## Task to complete:
All the data should be repeated exactly. Any image in it is left out.

-- Start Source data --

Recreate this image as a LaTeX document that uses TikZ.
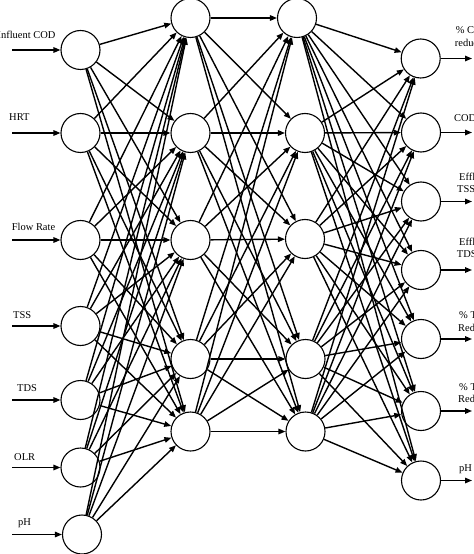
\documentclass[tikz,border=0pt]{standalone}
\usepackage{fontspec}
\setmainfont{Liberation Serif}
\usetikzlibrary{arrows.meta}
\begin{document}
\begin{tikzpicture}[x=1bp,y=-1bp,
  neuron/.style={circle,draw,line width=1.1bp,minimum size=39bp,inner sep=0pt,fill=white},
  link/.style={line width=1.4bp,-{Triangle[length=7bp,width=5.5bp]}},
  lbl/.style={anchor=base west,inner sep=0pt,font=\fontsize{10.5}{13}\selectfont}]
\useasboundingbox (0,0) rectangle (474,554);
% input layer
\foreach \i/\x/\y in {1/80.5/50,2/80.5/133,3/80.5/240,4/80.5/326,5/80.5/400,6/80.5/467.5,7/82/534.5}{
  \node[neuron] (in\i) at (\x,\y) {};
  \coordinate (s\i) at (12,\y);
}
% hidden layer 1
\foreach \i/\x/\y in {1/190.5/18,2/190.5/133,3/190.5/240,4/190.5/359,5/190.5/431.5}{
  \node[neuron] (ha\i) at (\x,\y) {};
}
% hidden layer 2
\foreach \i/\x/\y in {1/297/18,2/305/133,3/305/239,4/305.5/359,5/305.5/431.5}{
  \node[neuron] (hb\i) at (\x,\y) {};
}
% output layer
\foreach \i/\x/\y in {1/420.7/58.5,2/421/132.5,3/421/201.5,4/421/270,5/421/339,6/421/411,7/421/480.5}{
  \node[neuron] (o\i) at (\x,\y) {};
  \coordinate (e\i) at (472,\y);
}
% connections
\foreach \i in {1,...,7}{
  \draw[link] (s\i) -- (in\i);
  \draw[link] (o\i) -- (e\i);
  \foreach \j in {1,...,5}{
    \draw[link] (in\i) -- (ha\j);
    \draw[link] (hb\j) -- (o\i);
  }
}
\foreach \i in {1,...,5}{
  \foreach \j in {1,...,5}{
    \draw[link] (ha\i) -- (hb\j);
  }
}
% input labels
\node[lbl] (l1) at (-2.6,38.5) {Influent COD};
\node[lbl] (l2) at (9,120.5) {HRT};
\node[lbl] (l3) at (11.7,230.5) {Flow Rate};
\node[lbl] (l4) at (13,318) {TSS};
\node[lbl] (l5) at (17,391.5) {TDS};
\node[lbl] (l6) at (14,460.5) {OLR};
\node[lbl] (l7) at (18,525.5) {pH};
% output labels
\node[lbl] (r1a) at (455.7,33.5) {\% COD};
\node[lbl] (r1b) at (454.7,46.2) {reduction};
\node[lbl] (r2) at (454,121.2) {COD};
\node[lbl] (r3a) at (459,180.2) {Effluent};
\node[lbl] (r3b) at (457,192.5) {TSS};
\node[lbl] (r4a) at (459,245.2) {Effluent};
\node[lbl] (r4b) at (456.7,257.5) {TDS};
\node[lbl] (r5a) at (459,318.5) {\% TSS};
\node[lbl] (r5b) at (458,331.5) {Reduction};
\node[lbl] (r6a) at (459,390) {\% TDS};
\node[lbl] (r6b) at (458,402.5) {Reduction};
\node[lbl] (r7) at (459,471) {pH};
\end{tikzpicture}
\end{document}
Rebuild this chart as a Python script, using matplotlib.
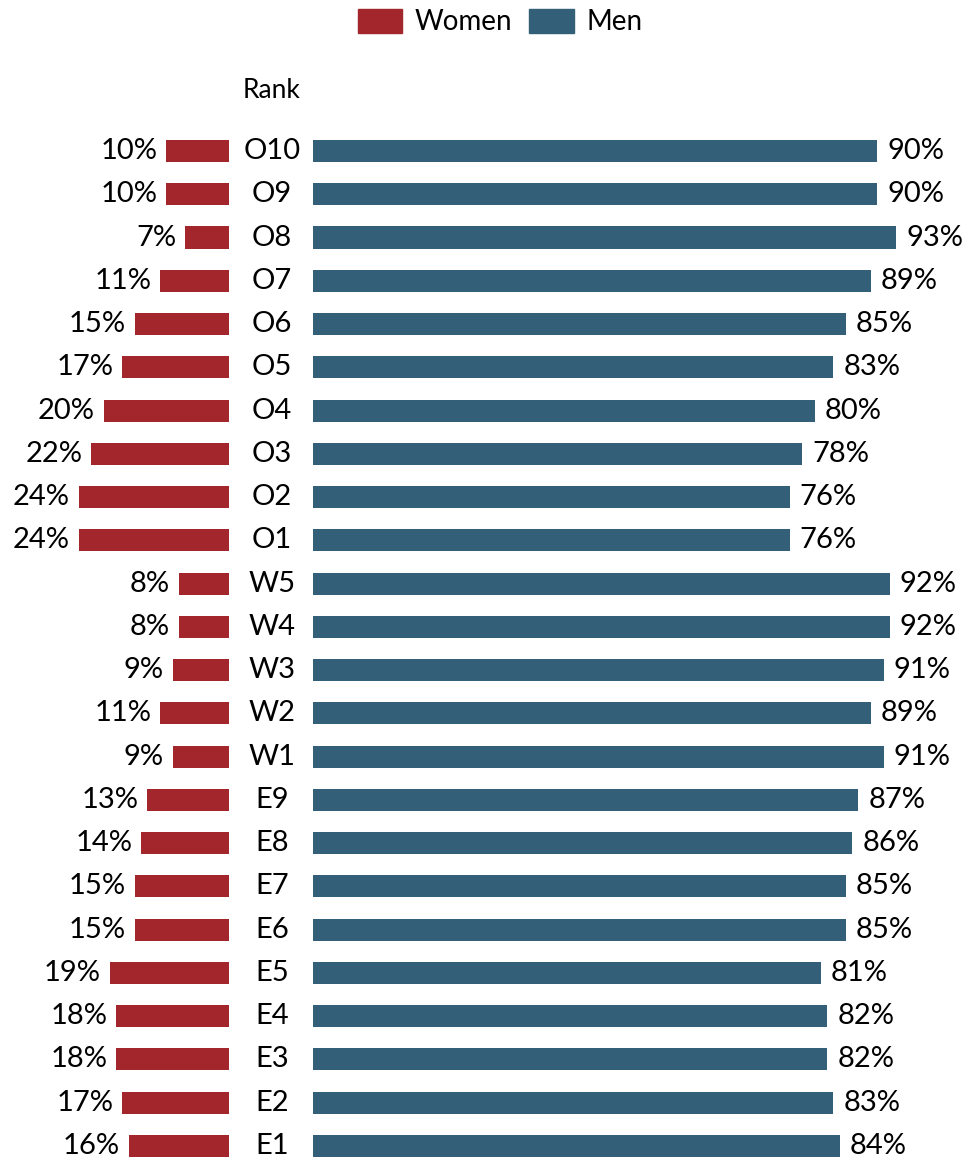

-- End Source data --

## Completed exercise:
Recreate this image as a LaTeX document that uses TikZ.
\documentclass[tikz,border=0pt]{standalone}
\usepackage{fontspec}
\setmainfont{Liberation Serif}
\usetikzlibrary{arrows.meta}
\begin{document}
\begin{tikzpicture}[x=1bp,y=-1bp,
  neuron/.style={circle,draw,line width=1.1bp,minimum size=39bp,inner sep=0pt,fill=white},
  link/.style={line width=1.4bp,-{Triangle[length=7bp,width=5.5bp]}},
  lbl/.style={anchor=base west,inner sep=0pt,font=\fontsize{10.5}{13}\selectfont}]
\useasboundingbox (0,0) rectangle (474,554);
% input layer
\foreach \i/\x/\y in {1/80.5/50,2/80.5/133,3/80.5/240,4/80.5/326,5/80.5/400,6/80.5/467.5,7/82/534.5}{
  \node[neuron] (in\i) at (\x,\y) {};
  \coordinate (s\i) at (12,\y);
}
% hidden layer 1
\foreach \i/\x/\y in {1/190.5/18,2/190.5/133,3/190.5/240,4/190.5/359,5/190.5/431.5}{
  \node[neuron] (ha\i) at (\x,\y) {};
}
% hidden layer 2
\foreach \i/\x/\y in {1/297/18,2/305/133,3/305/239,4/305.5/359,5/305.5/431.5}{
  \node[neuron] (hb\i) at (\x,\y) {};
}
% output layer
\foreach \i/\x/\y in {1/420.7/58.5,2/421/132.5,3/421/201.5,4/421/270,5/421/339,6/421/411,7/421/480.5}{
  \node[neuron] (o\i) at (\x,\y) {};
  \coordinate (e\i) at (472,\y);
}
% connections
\foreach \i in {1,...,7}{
  \draw[link] (s\i) -- (in\i);
  \draw[link] (o\i) -- (e\i);
  \foreach \j in {1,...,5}{
    \draw[link] (in\i) -- (ha\j);
    \draw[link] (hb\j) -- (o\i);
  }
}
\foreach \i in {1,...,5}{
  \foreach \j in {1,...,5}{
    \draw[link] (ha\i) -- (hb\j);
  }
}
% input labels
\node[lbl] (l1) at (-2.6,38.5) {Influent COD};
\node[lbl] (l2) at (9,120.5) {HRT};
\node[lbl] (l3) at (11.7,230.5) {Flow Rate};
\node[lbl] (l4) at (13,318) {TSS};
\node[lbl] (l5) at (17,391.5) {TDS};
\node[lbl] (l6) at (14,460.5) {OLR};
\node[lbl] (l7) at (18,525.5) {pH};
% output labels
\node[lbl] (r1a) at (455.7,33.5) {\% COD};
\node[lbl] (r1b) at (454.7,46.2) {reduction};
\node[lbl] (r2) at (454,121.2) {COD};
\node[lbl] (r3a) at (459,180.2) {Effluent};
\node[lbl] (r3b) at (457,192.5) {TSS};
\node[lbl] (r4a) at (459,245.2) {Effluent};
\node[lbl] (r4b) at (456.7,257.5) {TDS};
\node[lbl] (r5a) at (459,318.5) {\% TSS};
\node[lbl] (r5b) at (458,331.5) {Reduction};
\node[lbl] (r6a) at (459,390) {\% TDS};
\node[lbl] (r6b) at (458,402.5) {Reduction};
\node[lbl] (r7) at (459,471) {pH};
\end{tikzpicture}
\end{document}
Rebuild this chart as a Python script, using matplotlib.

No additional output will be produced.